Et maintenant, quelle probabilité y a-t-il que l’initiative que je viens de prendre en portant devant vous, Messieurs, la question du Congo, aura pour effet la conclusion d’un traité conforme aux vues que j’ai eu l’honneur de vous exposer ?

Je ne suis pas éloigné d’espérer, je l’avoue, qu’elle portera cet heureux fruit. J’en ai pour garants les dispositions favorables que l’on peut s’attendre à rencontrer pour cela, aussi bien chez les puissances intéressées que dans le sein de notre Institut.

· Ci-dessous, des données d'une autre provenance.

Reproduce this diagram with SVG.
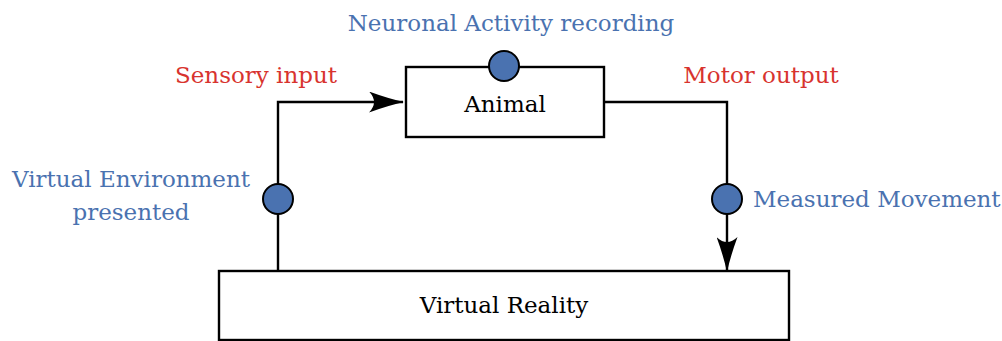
<svg xmlns="http://www.w3.org/2000/svg" width="1002" height="341" viewBox="0 0 1002 341">
<defs>
<style>
.box{fill:#fff;stroke:#000;stroke-width:2.4}
.ln{fill:none;stroke:#000;stroke-width:2.4}
.dot{fill:#4a72b0;stroke:#000;stroke-width:2}
.t{font-family:"DejaVu Serif","Liberation Serif",serif;font-size:23px}
.blk{fill:#000}
.blue{fill:#4a72b0}
.red{fill:#d8332e}
</style>
<marker id="ah" viewBox="0 0 35 21" refX="34" refY="10.5" markerWidth="35" markerHeight="21" markerUnits="userSpaceOnUse" orient="auto">
<path d="M0,0 Q19,7 35,10.5 Q19,14 0,21 Q10,10.5 0,0 Z" fill="#000"/>
</marker>
</defs>
<rect width="1002" height="341" fill="#fff"/>
<g id="connectors">
<path class="ln" d="M278,271 L278,102 L403,102" marker-end="url(#ah)"/>
<path class="ln" d="M604,102 L727,102 L727,271" marker-end="url(#ah)"/>
</g>
<g id="animal">
<rect class="box" x="406" y="67" width="198" height="70"/>
<text class="t blk" x="505" y="112" text-anchor="middle">Animal</text>
</g>
<g id="virtual-reality">
<rect class="box" x="219" y="271" width="570" height="69"/>
<text class="t blk" x="504" y="313" text-anchor="middle">Virtual Reality</text>
</g>
<g id="neuronal-recording">
<circle class="dot" cx="504" cy="66" r="15"/>
<text class="t blue" x="511" y="31" text-anchor="middle">Neuronal Activity recording</text>
</g>
<g id="ve-presented">
<circle class="dot" cx="278" cy="199" r="15"/>
<text class="t blue" x="131" y="187" text-anchor="middle">Virtual Environment</text>
<text class="t blue" x="131" y="220" text-anchor="middle">presented</text>
</g>
<g id="measured-movement">
<circle class="dot" cx="727" cy="199" r="15"/>
<text class="t blue" x="753" y="207">Measured Movement</text>
</g>
<g id="labels">
<text class="t red" x="256" y="83" text-anchor="middle">Sensory input</text>
<text class="t red" x="761" y="83" text-anchor="middle">Motor output</text>
</g>
</svg>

Ce n’est pas comme pour le canal de Suez, dont nous nous sommes occupés naguère. Les deux cas, en effet, quoiqu’on ait établi un rapprochement entre eux, ne sont pas assimilables[1]. Pour le canal, il s’agissait de prendre des précautions, afin d’empêcher sa détérioration ou sa fermeture en cas de guerre,[2] et aucune mesure propre à atteindre ce but, ne put parvenir à concilier les intérêts considérables qui se trouvaient en conflit sur ce point.[3] Pour le Congo, au contraire, comme les intérêts des diverses puissances sont presque identiques, et que c’est en vue de l’état de paix qu’une entente est désirée, les chances de succès sont tout autres. Il n’y a pas à redouter, par exemple, que les États riverains trouvent, comme on le craignait en Égypte, « leurs droits d’indépendance compromis et même leur dignité lésée[4], » par les propositions auxquelles on leur demanderait de souscrire.

En ce qui concerne la France, n’oublions pas que de Brazza a dit qu’il prenait possession de Ntamo, « le point commercialement stratégique autour duquel s’agite la question du Congo[5], » « non pour fermer

  1. Gessner (Die Gegenwart).
  2. Annuaire de 1879-80, t. I, p. 335.
  3. Ibid., 350.
  4. Ibid., 336.
  5. Revue maritime, août 1883, p. 407.